Aurora, Colo., police have reviewed a weekend incident in which a man accused of taking salad he hadn't paid for from a Chuck E. Cheese salad bar was hit with a stun gun and said that proper procedures were followed.
The case is one of many recent incidents across the country in which the use of stun guns has been questioned.
In Florida, State Attorney Harry Shorstein said Wednesday that Jacksonville police may have used excessive force when they twice shocked a 65-pound, 13-year-old girl with a 50,000-volt Taser on Feb. 7.
According to the sheriff's department report on the incident, the girl, who was handcuffed in the back of a patrol car, had been taken into custody for fighting with her mother and was being uncooperative.
Two weeks later, the Jacksonville sheriff's office suspended its use of the stun guns, after having paid $1.8 million to equip the force.
In Nevada, lawmakers are debating whether to limit the right of the public to have stun guns as makers of the weapons step up their efforts to market them outside law enforcement.
The bill would make it illegal to use a stun gun except in self-defense and would bar felons, fugitives and people suffering certain types of mental illness from owning or using them.
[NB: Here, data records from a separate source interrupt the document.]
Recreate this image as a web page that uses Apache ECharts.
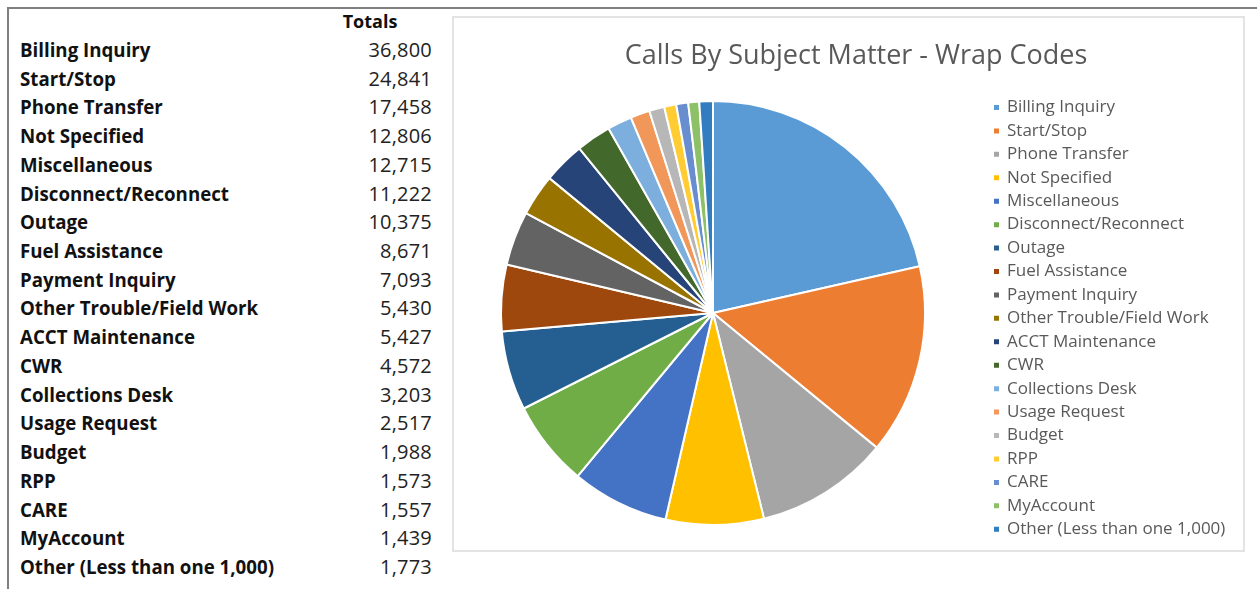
<!DOCTYPE html>
<html>
<head>
<meta charset="utf-8">
<script src="https://cdn.jsdelivr.net/npm/echarts@6/dist/echarts.min.js"></script>
<style>
  html, body { margin: 0; padding: 0; background: #fff; }
  body { width: 1257px; height: 589px; position: relative; overflow: hidden; font-family: "Open Sans", Lato, sans-serif; }
  .frame-top { position: absolute; left: 8px; top: 7px; width: 1249px; height: 2px; background: #7f7f7f; }
  .frame-left { position: absolute; left: 7px; top: 7px; width: 2px; height: 582px; background: #7f7f7f; }
  .totals-head { position: absolute; left: 320px; top: 9px; width: 100px; text-align: center; font-weight: bold; font-size: 18px; color: #111; }
  .row-label { position: absolute; left: 20px; font-weight: bold; font-size: 18.7px; line-height: 24px; color: #111; white-space: nowrap; }
  .row-value { position: absolute; left: 292px; width: 140px; text-align: right; font-size: 20px; letter-spacing: 0.2px; line-height: 24px; color: #222; }
  #chart { position: absolute; left: 452px; top: 16px; width: 793px; height: 536px; box-sizing: border-box; border: 2px solid #e3e3e3; }
</style>
</head>
<body>
<div class="frame-top"></div>
<div class="frame-left"></div>
<div class="totals-head">Totals</div>
<div id="table"></div>
<div id="chart"></div>
<script>
// 分类
const categories = [
  'Billing Inquiry', 'Start/Stop', 'Phone Transfer', 'Not Specified', 'Miscellaneous',
  'Disconnect/Reconnect', 'Outage', 'Fuel Assistance', 'Payment Inquiry', 'Other Trouble/Field Work',
  'ACCT Maintenance', 'CWR', 'Collections Desk', 'Usage Request', 'Budget',
  'RPP', 'CARE', 'MyAccount', 'Other (Less than one 1,000)'
]
// 数值
const totals = [
  36800, 24841, 17458, 12806, 12715,
  11222, 10375, 8671, 7093, 5430,
  5427, 4572, 3203, 2517, 1988,
  1573, 1557, 1439, 1773
]
// 颜色
const colors = [
  '#5B9BD5', '#ED7D31', '#A5A5A5', '#FFC000', '#4472C4',
  '#70AD47', '#255E91', '#9E480E', '#636363', '#997300',
  '#264478', '#43682B', '#7CAFDD', '#F1975A', '#B7B7B7',
  '#FFCD33', '#698ED0', '#8CC168', '#327DC2'
]

// 左侧表格
const table = document.getElementById('table')
categories.forEach((name, i) => {
  const top = 38 + i * 28.72
  const label = document.createElement('div')
  label.className = 'row-label'
  label.style.top = top + 'px'
  label.textContent = name
  const value = document.createElement('div')
  value.className = 'row-value'
  value.style.top = top + 'px'
  value.textContent = totals[i].toLocaleString('en-US')
  table.appendChild(label)
  table.appendChild(value)
})

const chart = echarts.init(document.getElementById('chart'))
chart.setOption({
  animation: false,
  color: colors,
  title: {
    text: 'Calls By Subject Matter - Wrap Codes',
    left: 397,
    top: 20,
    textAlign: 'center',
    textStyle: {
      color: '#595959',
      fontSize: 27,
      fontWeight: 'normal',
      fontFamily: 'Open Sans'
    }
  },
  legend: {
    orient: 'vertical',
    left: 533,
    top: 76,
    height: 500,
    itemWidth: 7,
    itemHeight: 7,
    itemGap: 6.43,
    icon: 'rect',
    textStyle: {
      color: '#595959',
      fontSize: 17,
      fontFamily: 'Open Sans',
      lineHeight: 16,
      padding: [0, 0, 0, 2]
    },
    data: categories
  },
  series: [
    {
      type: 'pie',
      center: [259, 295],
      radius: 212,
      startAngle: 90,
      clockwise: true,
      label: { show: false },
      labelLine: { show: false },
      itemStyle: {
        borderColor: '#fff',
        borderWidth: 2
      },
      data: categories.map((name, i) => ({ name, value: totals[i] }))
    }
  ]
})
</script>
</body>
</html>
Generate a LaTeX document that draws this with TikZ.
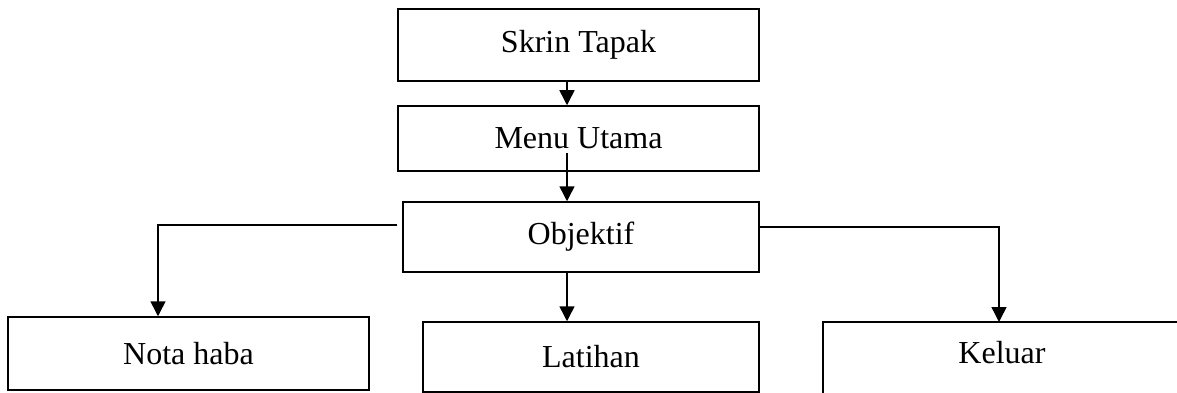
\documentclass[tikz,border=0pt]{standalone}
\usepackage{fontspec}
\setmainfont{Liberation Serif}
\usetikzlibrary{arrows.meta}
\begin{document}
\begin{tikzpicture}[x=1pt,y=-1pt,
  box/.style={draw,line width=1.5pt,rectangle,inner sep=0pt,font=\fontsize{32}{38}\selectfont},
  arr/.style={line width=1.5pt,-{Triangle[width=15pt,length=15pt]}},
  lbl/.style={inner sep=0pt,font=\fontsize{32}{38}\selectfont}]
\useasboundingbox (0,0) rectangle (1177,393);
\clip (0,0) rectangle (1177,393);
\coordinate (mid) at (567,0);
\node[box,minimum width=361pt,minimum height=72pt] (skrin) at (578.5,45) {Skrin Tapak};
\node[box,minimum width=361pt,minimum height=65pt] (menu) at (578.5,138.5) {Menu Utama};
\node[box,minimum width=356pt,minimum height=70pt] (obj) at (581,237) {Objektif};
\node[box,minimum width=361pt,minimum height=73pt] (nota) at (188.5,353.5) {Nota haba};
\node[box,minimum width=336pt,minimum height=70pt] (lat) at (591,357) {Latihan};
\node[box,minimum width=427pt,minimum height=98pt] (kel) at (1036.5,371) {};
\node[lbl] (keltext) at (1002,353) {Keluar};
\coordinate (kin) at (999,322);
\coordinate (menustart) at (567,153);
\draw[arr] (skrin.south -| mid) -- (menu.north -| mid);
\draw[arr] (menustart) -- (obj.north -| mid);
\draw[arr] (obj.south -| mid) -- (lat.north -| mid);
\draw[arr] ([xshift=-5pt,yshift=12pt]obj.west) -| (nota.north -| 158,0);
\draw[arr] ([yshift=10pt]obj.east) -| (kin);
\end{tikzpicture}
\end{document}
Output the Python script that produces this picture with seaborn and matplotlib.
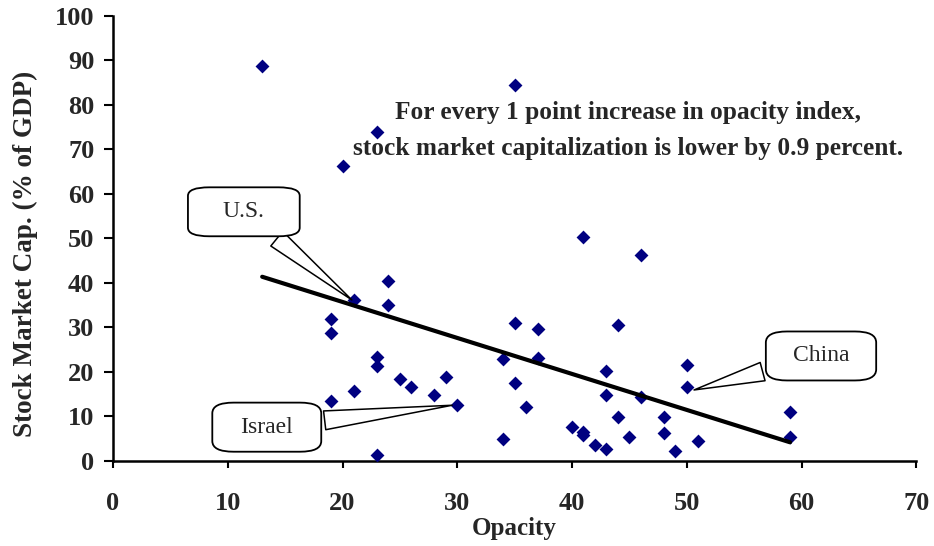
import matplotlib
matplotlib.use("Agg")
import matplotlib.pyplot as plt
import seaborn as sns
import pandas as pd

# Opacity index vs stock market capitalization (% of GDP)
opacity = [13, 20, 23, 35, 41, 46,
           21, 24, 24, 19, 19, 23, 23, 25, 26, 21, 28, 29, 30, 19, 23,
           34, 34, 35, 35, 37, 37, 36,
           44, 43, 43, 44, 46, 48, 48, 40, 41, 41, 42, 43, 45, 49,
           50, 50, 51, 59, 59]
market_cap = [88.8, 66.4, 74.0, 84.5, 50.3, 46.3,
              36.2, 40.4, 35.0, 31.9, 28.7, 23.4, 21.4, 18.5, 16.6, 15.7, 14.9, 18.9, 12.6, 13.4, 1.4,
              22.9, 5.0, 30.9, 17.6, 29.7, 23.1, 12.2,
              30.6, 20.3, 14.9, 9.9, 14.4, 9.9, 6.4, 7.7, 6.5, 5.8, 3.6, 2.7, 5.5, 2.3,
              21.6, 16.7, 4.6, 10.9, 5.5]

# trend line end points
trend_x = [13, 59]
trend_y = [41.4, 4.2]

df = pd.DataFrame({"Opacity": opacity, "Cap": market_cap})

sns.set_style("white")
plt.rcParams['font.family'] = ['Liberation Serif', 'DejaVu Serif']

fig = plt.figure(figsize=(9.34, 5.46), dpi=100)
ax = fig.add_axes([0.121, 0.1557, 0.860, 0.815])

sns.scatterplot(data=df, x="Opacity", y="Cap", marker="D", color="#000080",
                s=50, linewidth=0, ax=ax, zorder=3)
sns.lineplot(x=trend_x, y=trend_y, color="black", linewidth=3, ax=ax, zorder=4)

ax.set_xlim(0, 70)
ax.set_ylim(0, 100)
ax.set_xticks(range(0, 71, 10))
ax.set_yticks(range(0, 101, 10))
ax.tick_params(axis="both", bottom=True, left=True, direction="out",
               width=1.5, color="black", labelsize=19)
ax.tick_params(axis="x", length=5, pad=17)
ax.tick_params(axis="y", length=6.5, pad=7)
for lab in ax.get_xticklabels() + ax.get_yticklabels():
    lab.set_fontweight("bold")

for side in ["top", "right"]:
    ax.spines[side].set_visible(False)
for side in ["left", "bottom"]:
    ax.spines[side].set_color("black")
    ax.spines[side].set_linewidth(1.8)

ax.set_xlabel("Opacity", fontsize=18, fontweight="bold")
ax.set_ylabel("Stock Market Cap. (% of GDP)", fontsize=19.5, fontweight="bold")
ax.xaxis.set_label_coords(0.499, -0.126)
ax.yaxis.set_label_coords(-0.093, 0.465)

ax.text(44.9, 74.3,
        "For every 1 point increase in opacity index,\nstock market capitalization is lower by 0.9 percent.",
        ha="center", va="center", fontsize=18.3, fontweight="bold", linespacing=1.75,
        zorder=2)


def callout(label, point, where, pad, aspect):
    box = dict(boxstyle=f"round,pad={pad},rounding_size=0.9", mutation_aspect=aspect,
               fc="white", ec="black", lw=1.3)
    arrow = dict(arrowstyle="wedge,tail_width=0.8,shrink_factor=0.5",
                 fc="white", ec="black", lw=1.1)
    ax.annotate(label, xy=point, xytext=where, ha="center", va="center",
                fontsize=17, bbox=box, arrowprops=arrow, zorder=5)


callout("U.S.", (21, 35.8), (11.4, 56.0), 1.48, 0.40)
callout("Israel", (29.8, 12.6), (13.4, 7.6), 1.19, 0.50)
callout("China", (50.4, 15.8), (61.7, 23.6), 1.14, 0.52)

fig.savefig("out.png", dpi=100)
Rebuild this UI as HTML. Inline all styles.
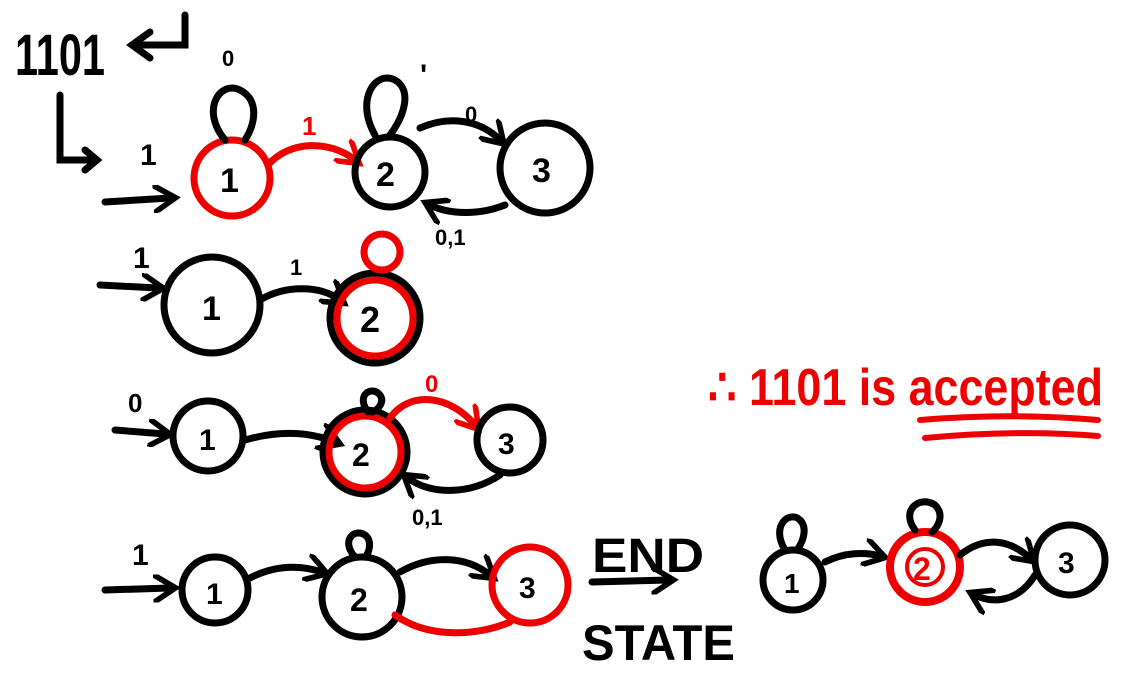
<!DOCTYPE html>
<html><head><meta charset="utf-8"><style>
html,body{margin:0;padding:0;background:#fff;}
svg{display:block}
text{font-family:"Liberation Sans",sans-serif;font-weight:bold;}
</style></head><body>
<svg width="1136" height="677" viewBox="0 0 1136 677">
<defs>
<marker id="ahk" viewBox="0 0 10 10" refX="6" refY="5" markerWidth="4" markerHeight="4" orient="auto"><path d="M0,0 L8,5 L0,10" fill="none" stroke="#000" stroke-width="2"/></marker>
<marker id="ahr" viewBox="0 0 10 10" refX="6" refY="5" markerWidth="4" markerHeight="4" orient="auto"><path d="M0,0 L8,5 L0,10" fill="none" stroke="#e00" stroke-width="2"/></marker>
</defs>
<g fill="none" stroke="#000" stroke-width="7" stroke-linecap="round">
<text x="15" y="75" font-size="58" textLength="90" lengthAdjust="spacingAndGlyphs" fill="#000" stroke="none">1101</text>
<path d="M185,15 L185,45 L135,45 M150,32 L132,45 L150,58"/>
<path d="M60,95 L60,160 L95,160 M85,150 L97,160 L85,170"/>

<g>
<text x="140" y="165" font-size="30" fill="#000" stroke="none">1</text>
<path d="M105,202 L170,198" marker-end="url(#ahk)"/>
<circle cx="232" cy="178" r="38" stroke="#e00"/>
<text x="220" y="192" font-size="34" fill="#000" stroke="none">1</text>
<path d="M225,140 C200,110 220,80 240,90 C260,100 255,125 245,140"/>
<text x="222" y="66" font-size="22" fill="#000" stroke="none">0</text>
<path d="M268,165 C290,140 330,140 355,160" stroke="#e00" marker-end="url(#ahr)"/>
<text x="302" y="135" font-size="26" fill="#e00" stroke="none">1</text>
<circle cx="390" cy="172" r="35"/>
<text x="376" y="186" font-size="34" fill="#000" stroke="none">2</text>
<path d="M375,135 C355,100 375,70 395,80 C412,90 405,115 390,135"/>
<text x="420" y="85" font-size="30" fill="#000" stroke="none">'</text>
<path d="M420,128 C450,115 480,120 500,140" marker-end="url(#ahk)"/>
<text x="465" y="122" font-size="22" fill="#000" stroke="none">0</text>
<circle cx="545" cy="168" r="45"/>
<text x="532" y="182" font-size="34" fill="#000" stroke="none">3</text>
<path d="M505,205 C480,215 450,215 430,205" marker-end="url(#ahk)"/>
<text x="435" y="245" font-size="22" fill="#000" stroke="none">0,1</text>
</g>

<g>
<text x="133" y="268" font-size="30" fill="#000" stroke="none">1</text>
<path d="M100,285 L158,288" marker-end="url(#ahk)"/>
<circle cx="212" cy="305" r="48"/>
<text x="202" y="320" font-size="34" fill="#000" stroke="none">1</text>
<path d="M260,300 C285,285 320,285 340,300" marker-end="url(#ahk)"/>
<text x="290" y="275" font-size="22" fill="#000" stroke="none">1</text>
<circle cx="375" cy="318" r="45"/>
<circle cx="375" cy="318" r="38" stroke="#e00"/>
<text x="360" y="332" font-size="36" fill="#000" stroke="none">2</text>
<circle cx="382" cy="252" r="18" stroke="#e00"/>
</g>

<g>
<text x="128" y="412" font-size="26" fill="#000" stroke="none">0</text>
<path d="M115,430 L165,434" marker-end="url(#ahk)"/>
<circle cx="208" cy="436" r="35"/>
<text x="199" y="450" font-size="30" fill="#000" stroke="none">1</text>
<path d="M245,440 C280,430 310,432 335,442" marker-end="url(#ahk)"/>
<circle cx="365" cy="452" r="42"/>
<circle cx="365" cy="452" r="36" stroke="#e00"/>
<text x="352" y="466" font-size="32" fill="#000" stroke="none">2</text>
<path d="M368,412 C355,395 372,385 380,395 C385,402 378,410 372,412"/>
<path d="M390,418 C410,390 450,395 475,425" stroke="#e00" marker-end="url(#ahr)"/>
<text x="425" y="392" font-size="24" fill="#e00" stroke="none">0</text>
<circle cx="510" cy="440" r="33"/>
<text x="498" y="454" font-size="30" fill="#000" stroke="none">3</text>
<path d="M500,475 C470,495 430,495 408,478" marker-end="url(#ahk)"/>
<text x="412" y="525" font-size="22" fill="#000" stroke="none">0,1</text>
</g>

<g>
<text x="132" y="565" font-size="30" fill="#000" stroke="none">1</text>
<path d="M105,590 L170,588" marker-end="url(#ahk)"/>
<circle cx="215" cy="590" r="33"/>
<text x="206" y="604" font-size="30" fill="#000" stroke="none">1</text>
<path d="M250,578 C275,565 300,565 322,572" marker-end="url(#ahk)"/>
<circle cx="362" cy="597" r="40"/>
<text x="350" y="611" font-size="32" fill="#000" stroke="none">2</text>
<path d="M355,557 C340,540 355,528 365,535 C372,540 370,552 365,557"/>
<path d="M400,572 C430,555 465,555 490,575" marker-end="url(#ahk)"/>
<circle cx="530" cy="585" r="38" stroke="#e00"/>
<text x="519" y="598" font-size="30" fill="#000" stroke="none">3</text>
<path d="M395,615 C430,640 480,635 510,622" stroke="#e00"/>
<text x="592" y="572" font-size="48" textLength="112" lengthAdjust="spacingAndGlyphs" fill="#000" stroke="none">END</text>
<path d="M592,582 L668,580" marker-end="url(#ahk)"/>
<text x="582" y="660" font-size="50" textLength="153" lengthAdjust="spacingAndGlyphs" fill="#000" stroke="none">STATE</text>
</g>

<g>
<circle cx="793" cy="580" r="30"/>
<text x="784" y="593" font-size="28" fill="#000" stroke="none">1</text>
<path d="M785,550 C770,525 790,510 800,520 C808,528 803,542 797,550"/>
<path d="M825,562 C845,552 865,552 880,556" marker-end="url(#ahk)"/>
<circle cx="925" cy="567" r="35" stroke="#e00" stroke-width="8"/>
<circle cx="925" cy="567" r="18" stroke="#e00" stroke-width="4"/>
<text x="913" y="580" font-size="32" fill="#e00" stroke="none">2</text>
<path d="M915,530 C900,510 920,495 935,505 C945,515 938,527 932,532"/>
<path d="M960,555 C985,535 1010,540 1030,558" marker-end="url(#ahk)"/>
<circle cx="1070" cy="560" r="35"/>
<text x="1058" y="573" font-size="30" fill="#000" stroke="none">3</text>
<path d="M1035,575 C1020,600 995,605 975,595" marker-end="url(#ahk)"/>
</g>

<g>
<text x="708" y="405" font-size="52" textLength="395" lengthAdjust="spacingAndGlyphs" fill="#e00" stroke="none">∴ 1101 is accepted</text>
<path d="M920,420 C980,415 1040,415 1098,420" stroke="#e00" stroke-width="6"/>
<path d="M925,438 C990,432 1050,432 1098,436" stroke="#e00" stroke-width="6"/>
</g>
</g>
</svg>
</body></html>
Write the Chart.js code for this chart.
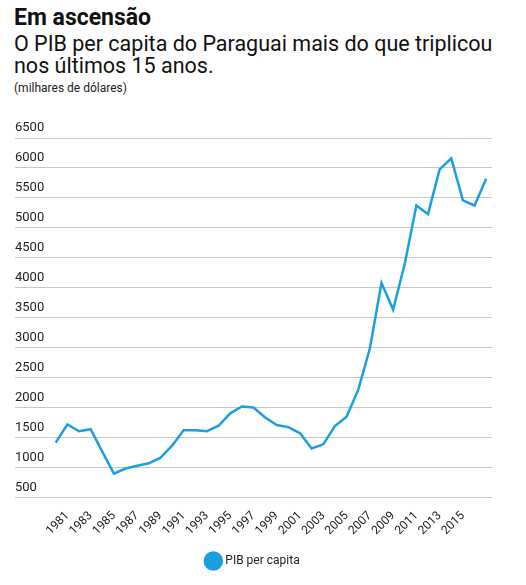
<!DOCTYPE html>
<html><head><meta charset="utf-8">
<script src="https://cdn.jsdelivr.net/npm/chart.js@4"></script>
<style>
body{margin:0;background:#fff;font-family:Roboto,sans-serif;width:526px;height:585px;overflow:hidden;position:relative}
#t{position:absolute;left:14px;top:4px;font-weight:bold;font-size:23px;color:#111}
#s{position:absolute;left:14px;top:33px;font-size:21.5px;line-height:22px;color:#111}
#u{position:absolute;left:14px;top:81px;font-size:12px;color:#222}
#w{position:absolute;left:0;top:110px;width:510px;height:467px}
</style></head><body>
<div id="t">Em ascensão</div>
<div id="s">O PIB per capita do Paraguai mais do que triplicou<br>nos últimos 15 anos.</div>
<div id="u">(milhares de dólares)</div>
<div id="w"><canvas id="c"></canvas></div>
<script>
const years=[1980,1981,1982,1983,1984,1985,1986,1987,1988,1989,1990,1991,1992,1993,1994,1995,1996,1997,1998,1999,2000,2001,2002,2003,2004,2005,2006,2007,2008,2009,2010,2011,2012,2013,2014,2015,2016,2017];
const gdp=[1420,1724,1609,1644,1270,902,988,1034,1075,1167,1368,1626,1626,1609,1701,1908,2023,2006,1839,1713,1678,1575,1322,1391,1695,1851,2299,2989,4080,3638,4397,5374,5230,5977,6161,5460,5374,5822];
const yTicks=[500,1000,1500,2000,2500,3000,3500,4000,4500,5000,5500,6000,6500];
const xTicks=[1981,1983,1985,1987,1989,1991,1993,1995,1997,1999,2001,2003,2005,2007,2009,2011,2013,2015];
new Chart(document.getElementById('c'),{type:'line',
data:{datasets:[{label:'PIB per capita',data:years.map((y,i)=>({x:y,y:gdp[i]})),borderColor:'#1aa0e0',backgroundColor:'#1aa0e0',borderWidth:2.5,pointRadius:0,tension:0}]},
options:{responsive:true,maintainAspectRatio:false,animation:false,
layout:{padding:{left:15,right:18,top:28}},
plugins:{legend:{position:'bottom',labels:{usePointStyle:true,pointStyle:'circle',boxWidth:14,boxHeight:14,color:'#222',font:{family:'Roboto',size:12},padding:14}},tooltip:{enabled:false}},
scales:{
x:{type:'linear',min:1976.5,max:2017.5,afterBuildTicks:a=>{a.ticks=xTicks.map(v=>({value:v}));},grid:{display:false},border:{display:false},ticks:{autoSkip:false,maxRotation:45,minRotation:45,color:'#222',font:{family:'Roboto',size:12},callback:v=>String(v)}},
y:{min:500,max:6500,afterBuildTicks:a=>{a.ticks=yTicks.map(v=>({value:v}));},grid:{color:'#c8c8c8',drawTicks:false},border:{display:false},ticks:{mirror:true,labelOffset:-10,padding:0,color:'#222',font:{family:'Roboto',size:13},callback:v=>String(v)}}
}}});
</script></body></html>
Children would be allowed to have stun guns only with parental consent and would be allowed to use them only in their own home.
Critics of the bill said its controls are not tight enough, and suggested that parents should be held accountable if a child misuses one.
The devices fire two hooks that attach to a person's skin or clothes and administer a 50,000-volt charge, generally for five seconds, though in some incidents police have acknowledged shocking a suspect for up to three times that long.
Though the weapons have been touted as non-lethal and are used by about 6,000 police, military and corrections departments across the country, stun guns have been responsible for more than 70 deaths since 2001, according to a recent report by Amnesty International.
Taser International, the Scottsdale, Ariz.-based company that makes most of the stun guns used by law enforcement across the country, said the devices do not generate enough electrical current to stop a healthy person's heart. If people die from being shocked by the weapons, it must be because they are intoxicated or are suffering from health problems that were exacerbated by their confrontation with police.
Many law enforcement agencies have imposed restrictions on their use or, like the Jacksonville sheriff's office and the Chicago Police Department, have banned them altogether until they can be studied further.
In Georgia, the state legislature is also considering prohibiting stun guns, not only for the general public but for police as well.
The incident at the Colorado Chuck E. Cheese restaurant began at 4:05 p.m. Sunday when officers were called to the restaurant on a report of a larceny in progress.
Police talked to the restaurant manager who told them that a customer had refused to show proof that he had paid for food. The manager said the man was seen "loading" his plate at the salad bar.
The officers confronted Danon Gale, 29, who was at the restaurant with his children, aged 3 and 7. Patrons said the popular kids pizza parlor was packed at the time.
According to police, Gale was asked to step outside to discuss the incident.